Given what can only be termed a crisis of the sheep-rearing system, each country has reacted with its own specific measures. In Morocco, King Mohammed VI asked the population not to sacrifice sheep during the Eid festivities this year, an extremely rare measure. “Our country is facing climate and economic challenges which have given rise to a substantial reduction in our supply of sheep,” he stressed in a speech read by Ahmed Toufiq, Minister of Endowments and Islamic Affairs. The royal announcement had a drastic effect on prices. According to the online outlet Le Site Info, they fell from 5,000 dirhams ($545) to 3,000 ($330)). The Breeders Association estimated the order of losses at 12 billion dirhams ($1.3bn) for the sector as a whole. To cope with the drop in its sheep population, Morocco has resorted, for several years now, to importing sheep from Spain, an activity which has gradually increased.

In 2023, nearly 400,000 heads of sheep were imported, and nearly 500,000 in 2024, according to the Moroccan Ministry of Agriculture. These operations have benefitted from subsidies in the form of exemptions from customs duties and VAT or consumer incentives. In April 2024, the website H24pinfo detailed as follows: “The exceptional subsidy for Eid al-Adha 2024 involved 474,312 sheep, and cost a total of 13.3 billion dirhams ($1.35bn).” According to the same source, the political opposition “continues to denounce” these steps because of “inefficient management and continued high prices”.

Situation “Unacceptable”

In Algeria, the idea of importing sheep for the Eid festivities became widespread in 2024 during the month of Ramadan after it was learned that Alviar, the State-owned company, had imported 30,000 live sheep from Romania. These were sent to the slaughterhouses managed by the company and the meat was sold at a regulated price. After which, rumours circulated that sheep would be imported for the Eid. These were quickly squashed by Alviar. Later, in November 2024, Algerian President Abdelmadjid Tebboune made an official declaration in which he opined that “rather than import sheep for the Eid, we should find a remedy for the soaring prices of red meat”.

In Algeria, prices rose substantially. In 2023, the weekly magazine Jeune Afrique reported that sheep were being sold “for at least 50,000 dinars ($380) and up to 120,000 dinars ($900) at most retail outlets in the capital and its suburbs. In other words, for six times as much as the guaranteed minimum wage.” The inability of low-income families - but also the middle classes - to afford a sheep caused widespread frustration. Some found themselves obliged to go into debt.
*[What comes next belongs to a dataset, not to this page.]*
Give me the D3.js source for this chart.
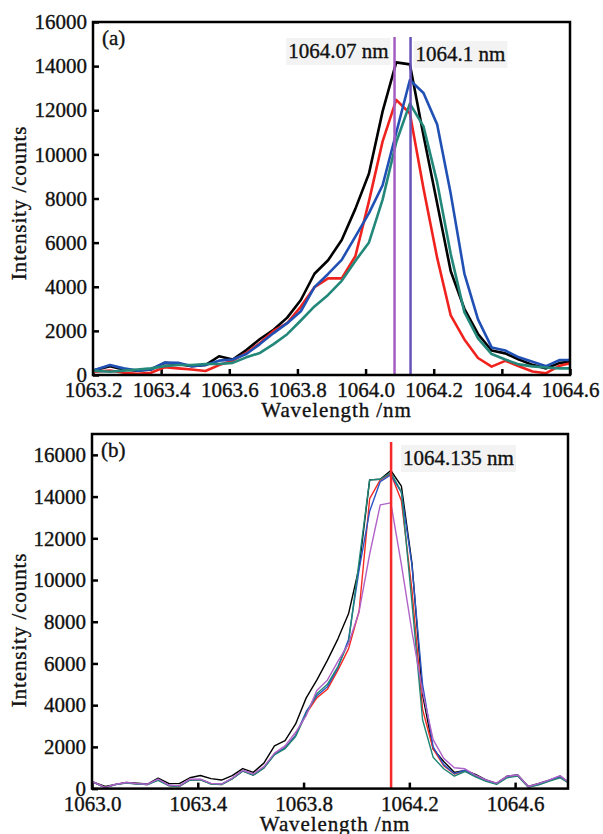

The consumers’ associations were up in arms. In 2024, Mustapha Zebdi, the president of the Association for the Protection of Algerian Consumers (Apoce), told Dz News TV: “Many Algerian families won’t make the sacrifice because of the high price of a sheep. That’s the reality.” “Last year (2023), there were no sheep for Eid al-Adha at less than 60,000 dinars ($450)” he reported, arguing for the importation of sheep “to enable Algerian families to observe that festivity.” Last March, in a press conference, the Algerian President expressed outrage that a sheep could sell for 170,000 dinars (over $1,300). He called this situation “unacceptable in a sheep-breeding country like Algeria,” according to the website actualgerie.com. This is presumably why the president finally reversed his decision not to import sheep. On 22 May 2025, 371,000 sheep were landed from 27 ships in 8 Algerian ports. Two-thirds came from Romania and the rest from Spain.

Algeria took advantage of a windfall effect following the Moroccan decision not to sacrifice any animals and therefore to renounce importing them as usual from Spain. To distribute the sheep around the country, lorries, trains and even a Russian jumbo jet were enlisted.

In neighbouring Tunisia, the specialized company Ellouhoum had announced last year that the country would be importing sheep for the Eid. But this year the Tunisian Agricultural Union reassured people that there were enough sheep available for the Eid sacrifices and that, because of recent rainfall, Tunisia would not need to resort to imports.

Environmental denial

But over and above these economic considerations, the breeding model itself is at issue. In addition to the droughts, sheep farmers in the steppes of the southern Maghreb practice a form of browsing-based rearing, whereas in similar conditions, Australian farmers have planted massive quantities of shrubs for fodder. Natural areas planted with these bushes provide the flocks with better nutrition, especially in arid zones. In Algeria, academic surveys have revealed that few breeders will admit that the deterioration of steppe rangeland is due to overgrazing and that drought is merely an aggravating factor.

So governments in the Maghreb countries find themselves caught between, on the one hand, the desire of consumers to prioritise a shift towards a diet with higher consumption of animal products, as occurred in Europe after WW2, and the realities of climate change on the other. These last few years, confronted with increasingly arid conditions, breeders have liquidised their assets by selling off part of their livestock. Faced with structural problems like overgrazing and a scarcity of forage due to global warming, authorities have failed to take short-term measures such as banning he slaughter of female sheep. In Tunisia, professionals have proposed to import ewes to fill out their herds, while in Morocco, a recent agreement with the French sheep industry envisages a resort to artificial insemination.

As for the Algerian President, in November last, he called for talks with the profession to settle the problem of inadequate sheep production “once and for all.” In the Maghreb countries the decisions to cancel the Eid sacrifice or to import sheep attest to the very real vulnerability of the natural environment to global warming. The race is on to adapt production methods. Will that be enough ?

1Mohamed Elloumi, Véronique Alary and Salah Selmi : “L’agriculture familiale au Maghreb. Politiques et stratégies des éleveurs dans le gouvernorat de Sidi Bouzid (centre de la Tunisie)”, Afrique contemporaine, n° 219, 2006/3.

2A. Bechchari, A. El Aich, H. Mahyou, B. Baghdad, M. Bendaou. “Étude de la dégradation des pâturages steppiques dans les communes de Maâtarka et Béni Mathar (Maroc oriental)”, Journal of Materials and Environmental Science, 2014, Volume 5, Supplement S2.

3“Tunisie : 1000 dinars pour un mouton de 20 kg à l’occasion de l’Aïd”, La Presse de Tunisie,21 April 2025.